多くの小中学校では、1時間目の授業が始まる前の10分から15分程度を「朝の読書タイム」(朝読)としています。また、小学校の低学年向けに保護者有志や地域住民のボランティアが紙芝居や絵本の読み聞かせを行い、子どもと本をつなぐ架け橋として活動している自治体もあります。

朝の読書推進協議会が発表したデータによると、朝の読書タイムを設けている小学校は全国平均で8割(2020年3月2日現在)になることが分かりました。そこではどんな本が読まれているのでしょうか。

低学年では楽しく気軽に読める本が人気

読書というと「じっくり読む」というイメージがありますが、小学校の読書では話の展開が早いものや学習まんがなどが人気です。2018年度に朝の読書として読まれた本(朝の読書推進協議会調べ、株式会社トーハン発表)の小学校の結果を見ると、低学年では「かいけつゾロリ」「おしりたんてい」「ルルとララ」(いずれもシリーズ)などが名を連ねています。
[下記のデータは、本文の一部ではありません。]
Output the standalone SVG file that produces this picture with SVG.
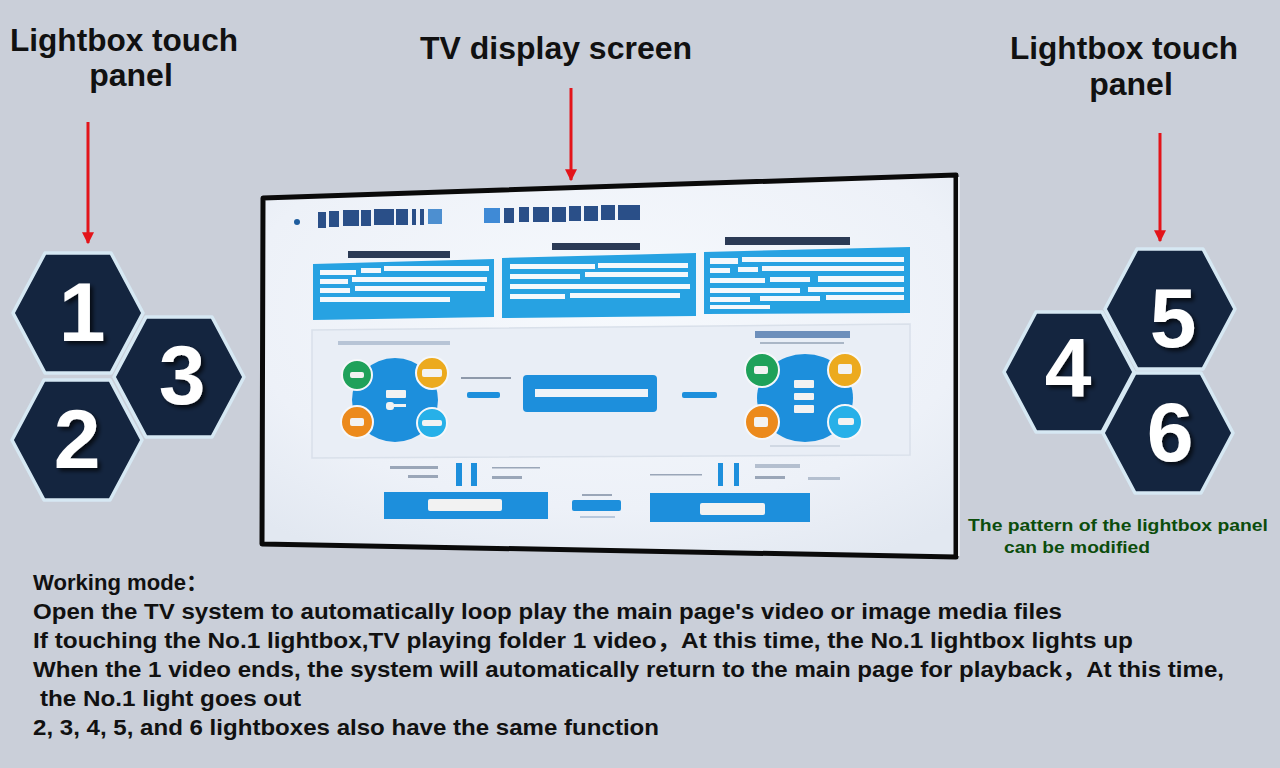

「かいけつゾロリ」シリーズは映画化やアニメ化もされており、男女問わず子どもたちに大人気。主人公のゾロリと仲間のイシシとノシシの3人が繰り広げる珍道中という基本設定は初期から変わらないものの、その時の流行を取り入れたパロディやイラストも子どもを魅了しているようです。
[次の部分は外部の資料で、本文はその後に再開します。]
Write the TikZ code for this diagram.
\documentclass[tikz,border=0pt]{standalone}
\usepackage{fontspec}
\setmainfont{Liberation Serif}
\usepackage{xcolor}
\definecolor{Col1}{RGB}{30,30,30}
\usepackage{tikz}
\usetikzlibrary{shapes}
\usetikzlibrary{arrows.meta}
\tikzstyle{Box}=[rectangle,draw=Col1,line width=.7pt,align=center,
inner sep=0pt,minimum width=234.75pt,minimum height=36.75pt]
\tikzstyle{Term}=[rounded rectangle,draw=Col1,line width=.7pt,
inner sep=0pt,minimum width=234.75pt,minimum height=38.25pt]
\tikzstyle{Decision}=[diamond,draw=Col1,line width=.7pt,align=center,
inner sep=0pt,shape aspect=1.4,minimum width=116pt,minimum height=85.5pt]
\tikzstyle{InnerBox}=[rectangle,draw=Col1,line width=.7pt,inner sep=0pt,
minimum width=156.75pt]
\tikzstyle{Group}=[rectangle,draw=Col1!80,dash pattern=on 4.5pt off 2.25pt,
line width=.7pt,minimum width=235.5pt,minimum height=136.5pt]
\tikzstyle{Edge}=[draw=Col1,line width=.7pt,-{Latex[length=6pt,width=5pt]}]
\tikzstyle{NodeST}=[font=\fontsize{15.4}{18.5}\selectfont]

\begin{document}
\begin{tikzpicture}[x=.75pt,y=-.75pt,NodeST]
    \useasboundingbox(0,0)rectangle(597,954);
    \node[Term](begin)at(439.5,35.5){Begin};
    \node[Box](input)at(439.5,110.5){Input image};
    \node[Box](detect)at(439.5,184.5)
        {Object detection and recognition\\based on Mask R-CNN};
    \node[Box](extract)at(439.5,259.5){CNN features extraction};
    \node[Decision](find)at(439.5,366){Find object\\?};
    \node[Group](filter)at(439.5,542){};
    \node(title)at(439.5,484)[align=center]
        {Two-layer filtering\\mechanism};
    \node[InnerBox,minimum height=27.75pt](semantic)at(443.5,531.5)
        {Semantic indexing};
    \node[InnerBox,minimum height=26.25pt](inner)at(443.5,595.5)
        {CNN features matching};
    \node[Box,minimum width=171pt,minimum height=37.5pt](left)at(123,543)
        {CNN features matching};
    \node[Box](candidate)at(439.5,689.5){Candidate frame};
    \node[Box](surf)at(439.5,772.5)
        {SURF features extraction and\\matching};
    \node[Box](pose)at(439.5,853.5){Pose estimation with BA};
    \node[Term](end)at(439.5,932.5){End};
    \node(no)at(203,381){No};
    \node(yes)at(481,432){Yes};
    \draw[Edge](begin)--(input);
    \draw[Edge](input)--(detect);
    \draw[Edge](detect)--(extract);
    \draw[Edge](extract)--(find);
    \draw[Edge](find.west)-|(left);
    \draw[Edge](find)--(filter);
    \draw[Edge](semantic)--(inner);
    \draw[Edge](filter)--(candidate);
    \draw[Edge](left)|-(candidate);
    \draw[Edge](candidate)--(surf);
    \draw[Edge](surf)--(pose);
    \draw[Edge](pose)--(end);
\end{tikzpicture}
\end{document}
また、学習まんがのジャンルには「科学漫画サバイバルシリーズ」や「どらえもん科学ワールドシリーズ」などがありますが、こうした人気作品は学校の図書室でも争奪戦になるようです。筆者の子どもたちは図書室に行っても棚が空っぽで、滅多に手にすることができないと嘆いていました。読んでいて楽しかったり漫画であっても勉強に役に立つ本を求める子が多いようです。